Numbers only tell a story when we let them.  It is easy to let them overwhelm our sense of scale.  There is abominable truth in the idea that one death is treated as a tragedy, while hundreds of thousand can be experienced as a statistic.  Throughout this past year, often before the recitation of the Mourner’s Kaddish concluding our services, I have tried to take a moment to remind myself and our congregation not to let the numbers numb us. Even as we check charts to see how things progress – cases, positivity rates, and unavoidably deaths – we must, again and again, remember that every life is an entire universe to someone.

The power of the lyrics of Seasons of Love, written against the backdrop of the visceral terror of the AIDS crisis, is that the calculation of minutes is not sufficient to measure the year. Instead, it is in moments like “sunsets, midnights, and cups of coffee”, not time, but relationships. In emotions and opportunities and, inevitably, in loss.

For some during this time, such a universe has already been lost. There are no reminders needed, only space to remember. For some, we know others who have experienced this sorrow, or have had the isolation imposed by Covid add a devastating layer of loss to their grief. For all of us, we know that this year will always be the year measured in what cannot be measured.

The very beginning of the Mishnah, a core text of Rabbinic teaching that often serves as a source for teachings at a house of shiva, intimates this point.  The Mishnah asks a technical question as to when a person should recite the statement of faith known as the Shema.

The answer given seems odd: when the priests partake of their ritually pure offerings.

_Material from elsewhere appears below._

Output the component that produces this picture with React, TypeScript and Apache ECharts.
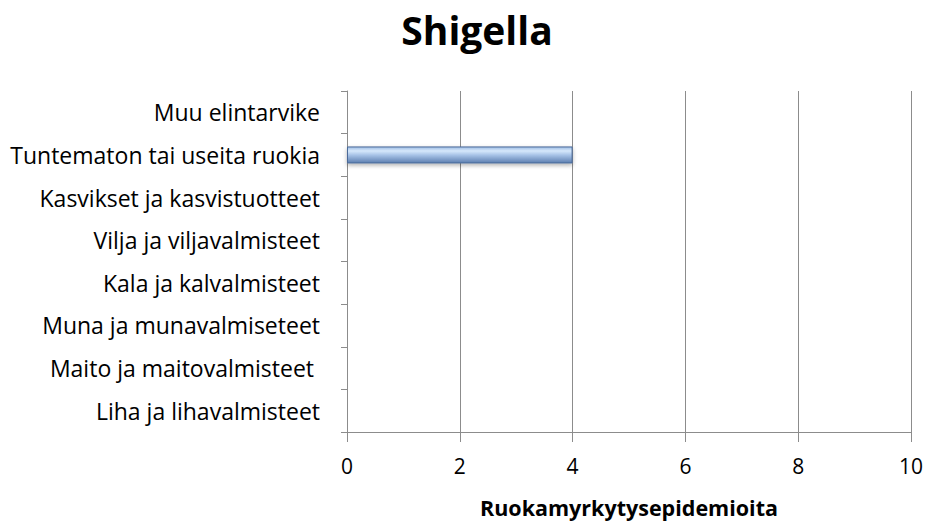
import React, { useEffect, useRef } from "react";
import * as echarts from "echarts";

const categories = [
  "Liha ja lihavalmisteet",
  "Maito ja maitovalmisteet ",
  "Muna ja munavalmiseteet",
  "Kala ja kalvalmisteet",
  "Vilja ja viljavalmisteet",
  "Kasvikset ja kasvistuotteet",
  "Tuntematon tai useita ruokia",
  "Muu elintarvike",
];
const values = [0, 0, 0, 0, 0, 0, 4, 0];
const titleText = "Shigella";
const xAxisName = "Ruokamyrkytysepidemioita";

const FONT = "'Open Sans', 'Noto Sans', sans-serif";

export default function App() {
  const ref = useRef<HTMLDivElement>(null);
  useEffect(() => {
    if (!ref.current) return;
    const chart = echarts.init(ref.current, null, { renderer: "svg" });
    chart.setOption({
      animation: false,
      backgroundColor: "#ffffff",
      title: {
        text: titleText,
        left: 472,
        textAlign: "center",
        top: 5,
        textStyle: { fontFamily: FONT, fontSize: 39, fontWeight: "bold", color: "#000" },
      },
      grid: { left: 347, right: 16, top: 91, bottom: 93, containLabel: false },
      xAxis: {
        type: "value",
        min: 0,
        max: 10,
        interval: 2,
        name: xAxisName,
        nameLocation: "middle",
        nameGap: 64,
        nameTextStyle: { fontFamily: FONT, fontSize: 21.5, fontWeight: "bold", color: "#000" },
        axisLine: { show: true, lineStyle: { color: "#8c8c8c", width: 1 } },
        axisTick: { show: true, length: 10, inside: false, lineStyle: { color: "#8c8c8c" } },
        axisLabel: { fontFamily: FONT, fontSize: 21, color: "#000", margin: 23 },
        splitLine: { show: true, lineStyle: { color: "#8c8c8c", width: 1 } },
      },
      yAxis: {
        type: "category",
        data: categories,
        axisLine: { show: true, lineStyle: { color: "#8c8c8c", width: 1 } },
        axisTick: { show: true, length: 6, lineStyle: { color: "#8c8c8c" } },
        axisLabel: { fontFamily: FONT, fontSize: 23, color: "#000", margin: 27 },
        splitLine: { show: false },
      },
      series: [
        {
          type: "bar",
          data: values,
          barWidth: 17,
          itemStyle: {
            color: new echarts.graphic.LinearGradient(0, 0, 0, 1, [
              { offset: 0, color: "#9dbbe3" },
              { offset: 0.25, color: "#d6e8fb" },
              { offset: 0.5, color: "#a9c4e8" },
              { offset: 1, color: "#5d7fb0" },
            ]),
            borderColor: "#4a6a99",
            borderWidth: 1,
            shadowColor: "rgba(0,0,0,0.3)",
            shadowBlur: 4,
            shadowOffsetY: 2,
          },
        },
      ],
    });
    return () => chart.dispose();
  }, []);
  return <div ref={ref} style={{ width: 927, height: 525, position: "absolute", left: 0, top: 0 }} />;
}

A later conversation then has to clarify when that is. The answer is: when it is dark enough for stars to come out. This leaves us with the question: Why not just say that in the first place?

The way in which the text chooses to prioritize a human moment like eating over an astronomical phenomenon teaches what we learn in our contemporary liturgy about the way to measure a year.  Day in, day out can be measured on the clock and calendar. In another way, during the strange time of isolation and lockdown, we may lose a sense of time altogether. Ultimately though, all seasons can be measured. The meaning of one life for another can only be found in what has no measure.

Let this number, impossible and familiar at the same time, be the last milestone of its kind.  May our moments and seasons only be measured in life and in love.